┌──

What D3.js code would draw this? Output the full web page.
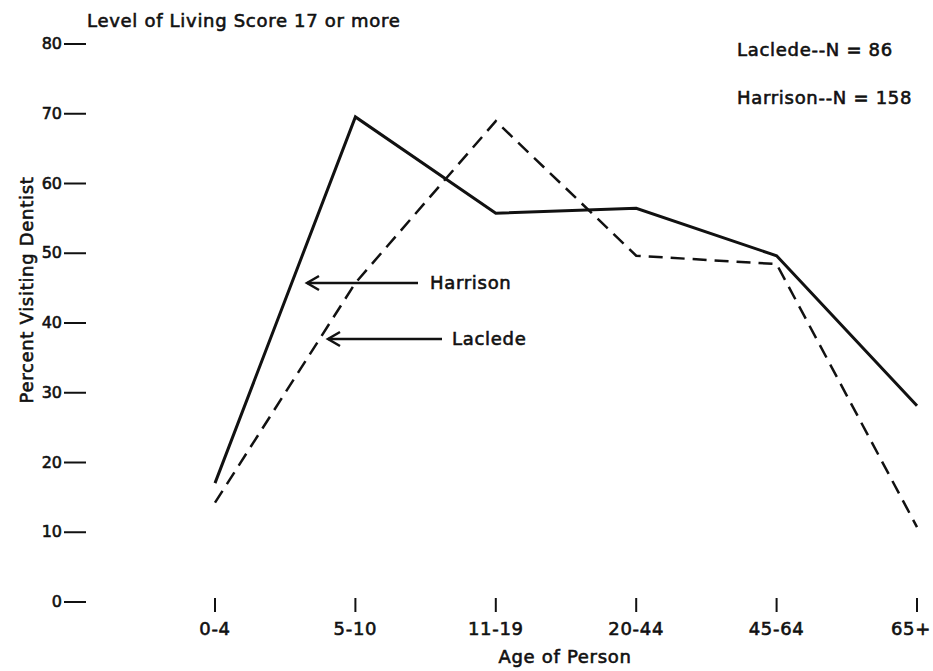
<!DOCTYPE html>
<html>
<head>
<meta charset="utf-8">
<script src="https://cdn.jsdelivr.net/npm/d3@7"></script>
<style>
  body { margin: 0; background: #fff; }
  text { font-family: "DejaVu Sans", sans-serif; fill: #111; stroke: #111; stroke-width: 0.6px; font-size: 18px; letter-spacing: 0.7px; }
  .y-axis text { font-size: 16px; letter-spacing: 0; }
</style>
</head>
<body>
<div id="chart"></div>
<script>
// Data
const ageGroups = ["0-4", "5-10", "11-19", "20-44", "45-64", "65+"];
const harrison = [16.9, 69.4, 55.6, 56.3, 49.5, 28.0];
const laclede = [14.1, 45.6, 68.8, 49.5, 48.3, 10.6];
const yTicks = [0, 10, 20, 30, 40, 50, 60, 70, 80];

const W = 933, H = 671;

const svg = d3.select("#chart")
    .append("svg")
    .attr("width", W)
    .attr("height", H);

// Scales
const x = d3.scalePoint()
    .domain(ageGroups)
    .range([215, 917]);

const y = d3.scaleLinear()
    .domain([0, 80])
    .range([601, 43]);

// Y axis: numbers followed by short dashes, no spine
const yAxis = svg.append("g").attr("class", "y-axis");
yTicks.forEach(t => {
    yAxis.append("text")
        .attr("x", 62)
        .attr("y", y(t) + 6)
        .attr("text-anchor", "end")
        .text(t);
    yAxis.append("line")
        .attr("x1", 64)
        .attr("x2", 86)
        .attr("y1", y(t) + 1)
        .attr("y2", y(t) + 1)
        .attr("stroke", "#111")
        .attr("stroke-width", 2);
});

// X axis: small vertical ticks with labels below
const xAxis = svg.append("g").attr("class", "x-axis");
ageGroups.forEach(g => {
    xAxis.append("line")
        .attr("x1", x(g))
        .attr("x2", x(g))
        .attr("y1", 598)
        .attr("y2", 612)
        .attr("stroke", "#111")
        .attr("stroke-width", 2);
    const lbl = xAxis.append("text")
        .attr("x", x(g))
        .attr("y", 635)
        .attr("text-anchor", "middle")
        .text(g);
    // keep the last label inside the picture
    const bb = lbl.node().getBBox();
    if (bb.x + bb.width > W - 2) lbl.attr("x", x(g) - (bb.x + bb.width - (W - 2)));
});

// Axis titles
svg.append("text")
    .attr("x", 565)
    .attr("y", 663)
    .attr("text-anchor", "middle")
    .text("Age of Person");

svg.append("text")
    .attr("transform", "rotate(-90)")
    .attr("x", -290)
    .attr("y", 33)
    .attr("text-anchor", "middle")
    .text("Percent Visiting Dentist");

// Title and N counts
svg.append("text")
    .attr("x", 87)
    .attr("y", 27)
    .text("Level of Living Score 17 or more");

svg.append("text")
    .attr("x", 737)
    .attr("y", 56)
    .text("Laclede--N = 86");

svg.append("text")
    .attr("x", 737)
    .attr("y", 104)
    .text("Harrison--N = 158");

// Lines
const line = d3.line()
    .x((d, i) => x(ageGroups[i]))
    .y(d => y(d));

svg.append("path")
    .datum(harrison)
    .attr("d", line)
    .attr("fill", "none")
    .attr("stroke", "#111")
    .attr("stroke-width", 3)
    .attr("stroke-linejoin", "miter");

svg.append("path")
    .datum(laclede)
    .attr("d", line)
    .attr("fill", "none")
    .attr("stroke", "#111")
    .attr("stroke-width", 2.5)
    .attr("stroke-dasharray", "14,8");

// Arrow annotations
function arrow(x1, x2, yy) {
    svg.append("line")
        .attr("x1", x1).attr("x2", x2)
        .attr("y1", yy).attr("y2", yy)
        .attr("stroke", "#111").attr("stroke-width", 2.5);
    svg.append("path")
        .attr("d", `M${x2 + 12},${yy - 7} L${x2},${yy} L${x2 + 12},${yy + 7}`)
        .attr("fill", "none")
        .attr("stroke", "#111")
        .attr("stroke-width", 2.5);
}

arrow(418, 307, 283);
svg.append("text")
    .attr("x", 430)
    .attr("y", 289)
    .text("Harrison");

arrow(442, 328, 339);
svg.append("text")
    .attr("x", 452)
    .attr("y", 345)
    .text("Laclede");
</script>
</body>
</html>
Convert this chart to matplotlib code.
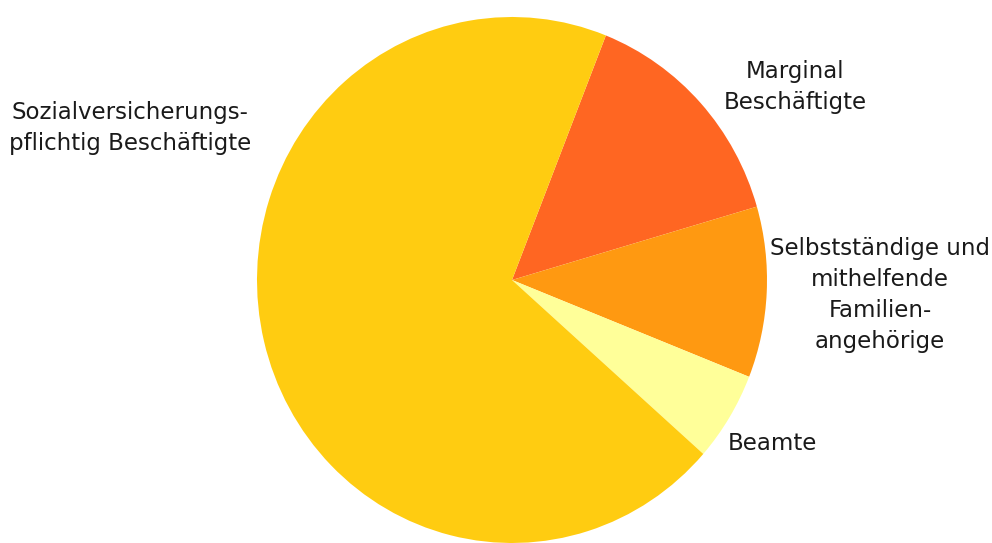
import matplotlib
matplotlib.use("Agg")
import matplotlib.pyplot as plt

# share of employed persons by type of employment (percent)
labels = ["Marginal\nBeschäftigte",
          "Selbstständige und\nmithelfende\nFamilien-\nangehörige",
          "Beamte",
          "Sozialversicherungs-\npflichtig Beschäftigte"]
values = [14.5, 10.5, 5.5, 69.5]
colors = ["#FF6622", "#FF9911", "#FFFF99", "#FFCC11"]

# label anchor points in pixels (x, y from top) and alignment
label_pos = [(795, 87, "center"), (880, 295, "center"), (728, 443, "left"), (130, 128, "center")]

W, H = 992, 543


def main():
    fig = plt.figure(figsize=(W / 100, H / 100), dpi=100)
    fig.patch.set_facecolor("white")

    # pie is slightly taller than wide: 255 px wide radius, 263 px tall radius
    cx, cy, rx, ry = 512, 280, 255, 263
    ax = fig.add_axes([(cx - rx) / W, 1 - (cy + ry) / H, 2 * rx / W, 2 * ry / H])
    ax.pie(values, colors=colors, startangle=68.4, counterclock=False,
           wedgeprops=dict(linewidth=0))
    ax.set_aspect("auto")
    ax.set_xlim(-1, 1)
    ax.set_ylim(-1, 1)
    ax.axis("off")

    for text, (x, y, ha) in zip(labels, label_pos):
        fig.text(x / W, 1 - y / H, text, ha=ha, va="center", multialignment="center",
                 fontsize=16.5, family="DejaVu Sans", color="#1a1a1a", linespacing=1.45)

    fig.savefig("out.png", dpi=100)


if __name__ == "__main__":
    main()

└──

◆ Given task: A faithful copy of the records above is needed, with the pictures left out.

◆ Full response:
What D3.js code would draw this? Output the full web page.
<!DOCTYPE html>
<html>
<head>
<meta charset="utf-8">
<script src="https://cdn.jsdelivr.net/npm/d3@7"></script>
<style>
  body { margin: 0; background: #fff; }
  text { font-family: "DejaVu Sans", sans-serif; fill: #111; stroke: #111; stroke-width: 0.6px; font-size: 18px; letter-spacing: 0.7px; }
  .y-axis text { font-size: 16px; letter-spacing: 0; }
</style>
</head>
<body>
<div id="chart"></div>
<script>
// Data
const ageGroups = ["0-4", "5-10", "11-19", "20-44", "45-64", "65+"];
const harrison = [16.9, 69.4, 55.6, 56.3, 49.5, 28.0];
const laclede = [14.1, 45.6, 68.8, 49.5, 48.3, 10.6];
const yTicks = [0, 10, 20, 30, 40, 50, 60, 70, 80];

const W = 933, H = 671;

const svg = d3.select("#chart")
    .append("svg")
    .attr("width", W)
    .attr("height", H);

// Scales
const x = d3.scalePoint()
    .domain(ageGroups)
    .range([215, 917]);

const y = d3.scaleLinear()
    .domain([0, 80])
    .range([601, 43]);

// Y axis: numbers followed by short dashes, no spine
const yAxis = svg.append("g").attr("class", "y-axis");
yTicks.forEach(t => {
    yAxis.append("text")
        .attr("x", 62)
        .attr("y", y(t) + 6)
        .attr("text-anchor", "end")
        .text(t);
    yAxis.append("line")
        .attr("x1", 64)
        .attr("x2", 86)
        .attr("y1", y(t) + 1)
        .attr("y2", y(t) + 1)
        .attr("stroke", "#111")
        .attr("stroke-width", 2);
});

// X axis: small vertical ticks with labels below
const xAxis = svg.append("g").attr("class", "x-axis");
ageGroups.forEach(g => {
    xAxis.append("line")
        .attr("x1", x(g))
        .attr("x2", x(g))
        .attr("y1", 598)
        .attr("y2", 612)
        .attr("stroke", "#111")
        .attr("stroke-width", 2);
    const lbl = xAxis.append("text")
        .attr("x", x(g))
        .attr("y", 635)
        .attr("text-anchor", "middle")
        .text(g);
    // keep the last label inside the picture
    const bb = lbl.node().getBBox();
    if (bb.x + bb.width > W - 2) lbl.attr("x", x(g) - (bb.x + bb.width - (W - 2)));
});

// Axis titles
svg.append("text")
    .attr("x", 565)
    .attr("y", 663)
    .attr("text-anchor", "middle")
    .text("Age of Person");

svg.append("text")
    .attr("transform", "rotate(-90)")
    .attr("x", -290)
    .attr("y", 33)
    .attr("text-anchor", "middle")
    .text("Percent Visiting Dentist");

// Title and N counts
svg.append("text")
    .attr("x", 87)
    .attr("y", 27)
    .text("Level of Living Score 17 or more");

svg.append("text")
    .attr("x", 737)
    .attr("y", 56)
    .text("Laclede--N = 86");

svg.append("text")
    .attr("x", 737)
    .attr("y", 104)
    .text("Harrison--N = 158");

// Lines
const line = d3.line()
    .x((d, i) => x(ageGroups[i]))
    .y(d => y(d));

svg.append("path")
    .datum(harrison)
    .attr("d", line)
    .attr("fill", "none")
    .attr("stroke", "#111")
    .attr("stroke-width", 3)
    .attr("stroke-linejoin", "miter");

svg.append("path")
    .datum(laclede)
    .attr("d", line)
    .attr("fill", "none")
    .attr("stroke", "#111")
    .attr("stroke-width", 2.5)
    .attr("stroke-dasharray", "14,8");

// Arrow annotations
function arrow(x1, x2, yy) {
    svg.append("line")
        .attr("x1", x1).attr("x2", x2)
        .attr("y1", yy).attr("y2", yy)
        .attr("stroke", "#111").attr("stroke-width", 2.5);
    svg.append("path")
        .attr("d", `M${x2 + 12},${yy - 7} L${x2},${yy} L${x2 + 12},${yy + 7}`)
        .attr("fill", "none")
        .attr("stroke", "#111")
        .attr("stroke-width", 2.5);
}

arrow(418, 307, 283);
svg.append("text")
    .attr("x", 430)
    .attr("y", 289)
    .text("Harrison");

arrow(442, 328, 339);
svg.append("text")
    .attr("x", 452)
    .attr("y", 345)
    .text("Laclede");
</script>
</body>
</html>
Convert this chart to matplotlib code.
import matplotlib
matplotlib.use("Agg")
import matplotlib.pyplot as plt

# share of employed persons by type of employment (percent)
labels = ["Marginal\nBeschäftigte",
          "Selbstständige und\nmithelfende\nFamilien-\nangehörige",
          "Beamte",
          "Sozialversicherungs-\npflichtig Beschäftigte"]
values = [14.5, 10.5, 5.5, 69.5]
colors = ["#FF6622", "#FF9911", "#FFFF99", "#FFCC11"]

# label anchor points in pixels (x, y from top) and alignment
label_pos = [(795, 87, "center"), (880, 295, "center"), (728, 443, "left"), (130, 128, "center")]

W, H = 992, 543


def main():
    fig = plt.figure(figsize=(W / 100, H / 100), dpi=100)
    fig.patch.set_facecolor("white")

    # pie is slightly taller than wide: 255 px wide radius, 263 px tall radius
    cx, cy, rx, ry = 512, 280, 255, 263
    ax = fig.add_axes([(cx - rx) / W, 1 - (cy + ry) / H, 2 * rx / W, 2 * ry / H])
    ax.pie(values, colors=colors, startangle=68.4, counterclock=False,
           wedgeprops=dict(linewidth=0))
    ax.set_aspect("auto")
    ax.set_xlim(-1, 1)
    ax.set_ylim(-1, 1)
    ax.axis("off")

    for text, (x, y, ha) in zip(labels, label_pos):
        fig.text(x / W, 1 - y / H, text, ha=ha, va="center", multialignment="center",
                 fontsize=16.5, family="DejaVu Sans", color="#1a1a1a", linespacing=1.45)

    fig.savefig("out.png", dpi=100)


if __name__ == "__main__":
    main()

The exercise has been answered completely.